Distinguished panelists,

I have the honour to deliver this intervention on behalf of the Nordic and Baltic countries – Denmark, Estonia, Finland, Iceland, Latvia, Norway, Sweden and my own country Lithuania.

We would like to thank the panelists for sharing their views on the current challenges to implementation of the CRC and ways to address them.

As we celebrate the 30th anniversary of the Convention on the Rights of the Child we stand in a much better place now than we did 30 years ago – we are on the right track to better educating, protecting and making our children be heard and listened to. Children and young people have better access to expressing their opinions and contributing to development of policies on matters concerning them.   

We must also admit that there is plenty of room for improvement. We welcome the pledges made by States, however, our countries believe that stronger political commitment is necessary to make sure that no child is left behind. The role of the United Nations bodies – the CRC, Special Representative of the Secretary-General, Special Rapporteur – and agencies is therefore crucial in helping States to meet their obligations, hold them accountable and ensure the coherence of our joint actions.

Too many children are deprived of their liberty needlessly, kept out of school, forced into child early marriage, are victims of violence, abuse and sexual harassment. Empowering children by ensuring access to quality education is one of the key elements for a good future for the child especially the girl child and for our societies.  When a girl goes to school for seven years, she will on average marry and get her first child four years later, giving her a better chance in life. Ensuring access to secondary education also has the potential of eliminating child early and forced marriages entirely.  

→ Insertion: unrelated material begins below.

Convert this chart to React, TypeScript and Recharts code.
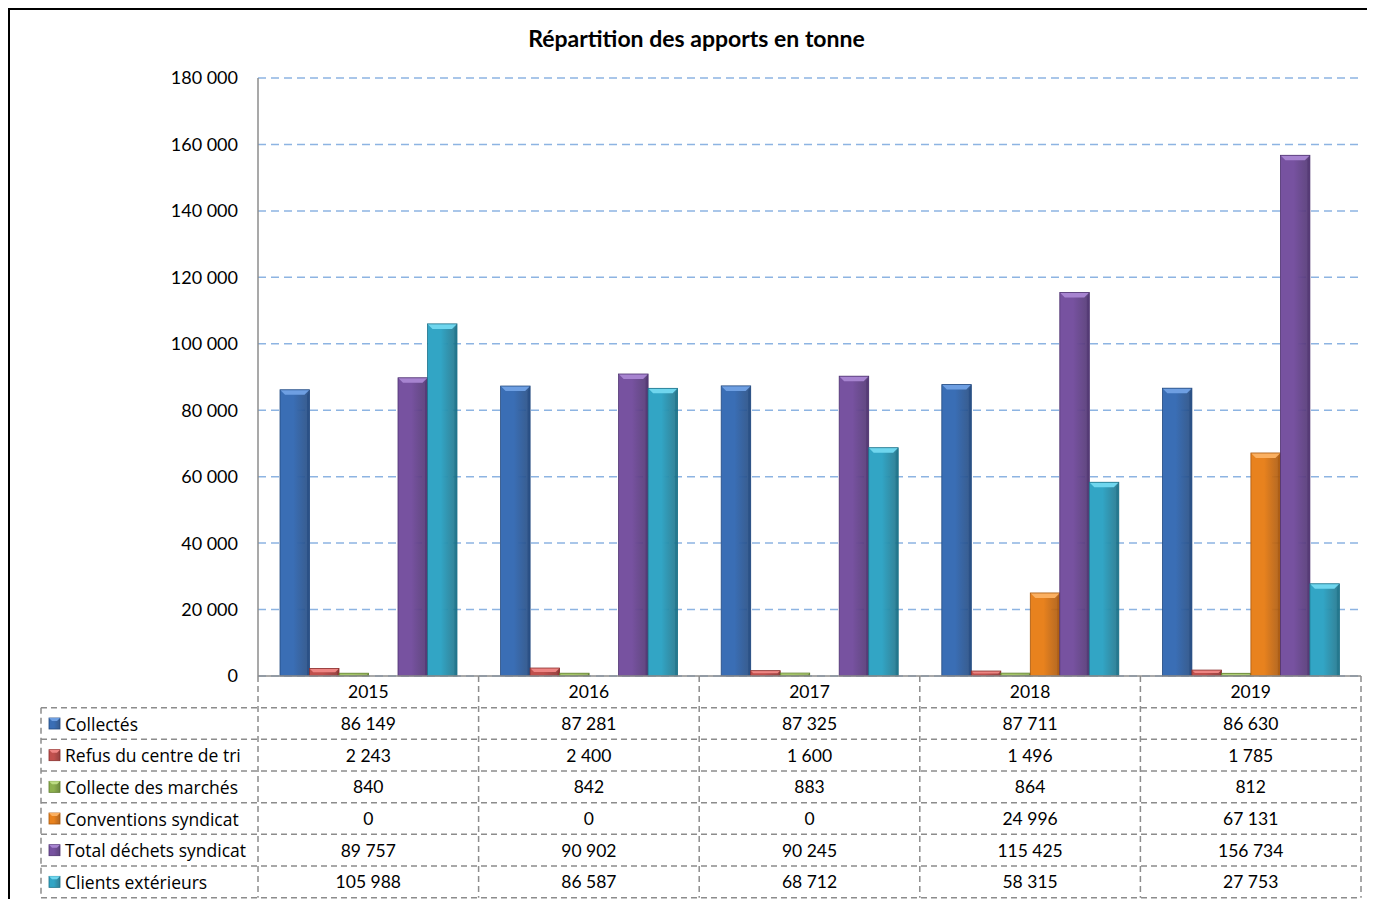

Education also provides children with knowledge and tools to exercise and claim their rights. Engaging children in policy- and decision-making processes that concern them, is the key to ensuring the standards put forward by the CRC.

Bullying is an unfortunate common part of childhood, including cyberbullying among other online threats. Children and their rights are also detrimentally affected by climate change and armed conflicts. This calls for urgent action by all stakeholders, including children and civil society, both at national and international levels.

In closing, we would like to stress that the CRC constitutes the primary international standards in ensuring the rights-based approach for children. The Nordic-Baltic countries are proud to have made the CRC part of our legislation. We will continue to support and encourage others to do the same and have an impact on the rights of Every Child.